### Collected material
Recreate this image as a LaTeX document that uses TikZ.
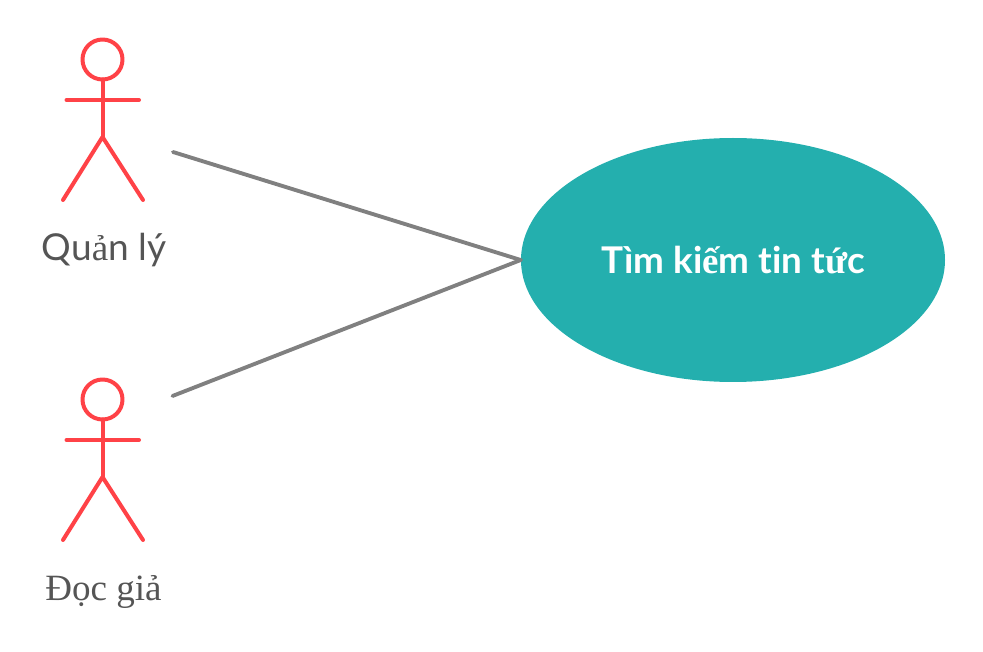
\documentclass[tikz,border=0pt]{standalone}
\usepackage{fontspec}
\setmainfont{Lato}[Ligatures=NoCommon]
\newfontfamily\fallbackserif{Liberation Serif}
\definecolor{actorred}{RGB}{255,66,71}
\definecolor{linegray}{RGB}{128,128,128}
\definecolor{usecasefill}{RGB}{36,175,174}
\definecolor{labelgray}{RGB}{85,85,85}
\tikzset{
  actorline/.style={color=actorred,line width=3pt,line cap=round,line join=round},
  assocline/.style={color=linegray,line width=2.9pt,line cap=round},
  actorlabel/.style={inner sep=0.75pt,color=labelgray,font=\fontsize{27.8}{32}\selectfont},
  usecase/.style={ellipse,fill=usecasefill,inner sep=0pt,minimum width=318pt,minimum height=183pt,text=white,font=\fontsize{27.6}{32}\bfseries\selectfont}
}
\usetikzlibrary{shapes.geometric}
\begin{document}
\begin{tikzpicture}[x=0.75pt,y=0.75pt,yscale=-1,xscale=1]
\useasboundingbox (0,0) rectangle (983,652);

%Actor: Quan ly
\draw [actorline] (102.5,59.5) circle [radius=20];
\draw [actorline] (102.5,79.5) -- (102.5,137);
\draw [actorline] (66.5,100) -- (139,100);
\draw [actorline] (63,200) -- (102.5,137) -- (143,200);
%Actor: Doc gia
\draw [actorline] (102.5,399.5) circle [radius=20];
\draw [actorline] (102.5,419.5) -- (102.5,477);
\draw [actorline] (66.5,440) -- (139,440);
\draw [actorline] (63,540) -- (102.5,477) -- (143,540);

% Text Node
\node (quanly) [actorlabel] at (104,250) {Qu{\fallbackserif ả}n lý};
% Text Node
\node (docgia) [actorlabel] at (103.5,592) {\fallbackserif Đọc giả};
% Use Case
\node (timkiem) [usecase] at (733,260) {\raisebox{-0.75pt}{Tìm ki{\fallbackserif ế}m tin t{\fallbackserif ứ}c}};

\coordinate (quanlyend) at (173,152);
\coordinate (docgiaend) at (172.5,396);
%Straight Lines
\draw [assocline] (quanlyend) -- (timkiem.west);
\draw [assocline] (docgiaend) -- (timkiem.west);
\end{tikzpicture}
\end{document}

### What the exercise asks
Transcribe the full listing above exactly as it stands, minus the pictures.

### Complete output
Recreate this image as a LaTeX document that uses TikZ.
\documentclass[tikz,border=0pt]{standalone}
\usepackage{fontspec}
\setmainfont{Lato}[Ligatures=NoCommon]
\newfontfamily\fallbackserif{Liberation Serif}
\definecolor{actorred}{RGB}{255,66,71}
\definecolor{linegray}{RGB}{128,128,128}
\definecolor{usecasefill}{RGB}{36,175,174}
\definecolor{labelgray}{RGB}{85,85,85}
\tikzset{
  actorline/.style={color=actorred,line width=3pt,line cap=round,line join=round},
  assocline/.style={color=linegray,line width=2.9pt,line cap=round},
  actorlabel/.style={inner sep=0.75pt,color=labelgray,font=\fontsize{27.8}{32}\selectfont},
  usecase/.style={ellipse,fill=usecasefill,inner sep=0pt,minimum width=318pt,minimum height=183pt,text=white,font=\fontsize{27.6}{32}\bfseries\selectfont}
}
\usetikzlibrary{shapes.geometric}
\begin{document}
\begin{tikzpicture}[x=0.75pt,y=0.75pt,yscale=-1,xscale=1]
\useasboundingbox (0,0) rectangle (983,652);

%Actor: Quan ly
\draw [actorline] (102.5,59.5) circle [radius=20];
\draw [actorline] (102.5,79.5) -- (102.5,137);
\draw [actorline] (66.5,100) -- (139,100);
\draw [actorline] (63,200) -- (102.5,137) -- (143,200);
%Actor: Doc gia
\draw [actorline] (102.5,399.5) circle [radius=20];
\draw [actorline] (102.5,419.5) -- (102.5,477);
\draw [actorline] (66.5,440) -- (139,440);
\draw [actorline] (63,540) -- (102.5,477) -- (143,540);

% Text Node
\node (quanly) [actorlabel] at (104,250) {Qu{\fallbackserif ả}n lý};
% Text Node
\node (docgia) [actorlabel] at (103.5,592) {\fallbackserif Đọc giả};
% Use Case
\node (timkiem) [usecase] at (733,260) {\raisebox{-0.75pt}{Tìm ki{\fallbackserif ế}m tin t{\fallbackserif ứ}c}};

\coordinate (quanlyend) at (173,152);
\coordinate (docgiaend) at (172.5,396);
%Straight Lines
\draw [assocline] (quanlyend) -- (timkiem.west);
\draw [assocline] (docgiaend) -- (timkiem.west);
\end{tikzpicture}
\end{document}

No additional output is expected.